PKK terör örgütüyle DAİŞ (IŞİD) denilen terör örgütü şu anda Ayn el-Arap eski adıyla Kobani'de karşı karşı geldiler ve çok ağır çatışmalar yaşanıyor. DAİŞ terör örgütüne son derece tabii, ilkeli bir biçimde biz de karşı çıkıyoruz, bütün dünya da karşı çıkıyor. Ancak enteresan olan şu DAİŞ karşısındaki PKK terör örgütüne de tabii biçimde, ilkeli biçimde karşı çıkması gerekenler bu örgüt seküler olduğunu iddia ettiği için taraf tutabiliyorlar. Katil katildir. Katiller, caniler arasında ayrım yapmak, taraf tutmak tüm o katliamların, tüm cinayetlerin ortağı olmaktır. PKK terör örgütüne seküler olduğu iddiasıyla sempati duyanlar hatta destek verenler yetmiyor Türkiye'yi de DAİŞ terör örgütüne destek veriyor gibi gösterip, ayrı bir canilik yapıyorlar.
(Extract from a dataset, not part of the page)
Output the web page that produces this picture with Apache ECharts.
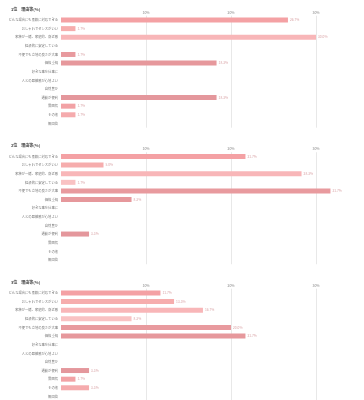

Herkes bilsin ki cinayetlerini hangi dine, mezhebe, ideolojiye dayandırırsa dayandırsın bütün terör örgütleri bizim nezdimizde aynıdır, aynı derecede katildir, aynı derecede canidir. Bakın ben IŞİD demiyorum ben DAİŞ de demiyorum, niye? Çünkü Irak, Şam İslam Devleti, hayır. İçinde İslam kelimesi olan böyle bir kelimeyi terörle yanyana koyamayız. DAİŞ de demiyorum, niye? Çünkü orada da yine Irak, Şam İslam Devleti ifadesi var, onun için ne diyorum? Irak Şam Devleti. Çünkü İslam, terörü asla kabul etmez."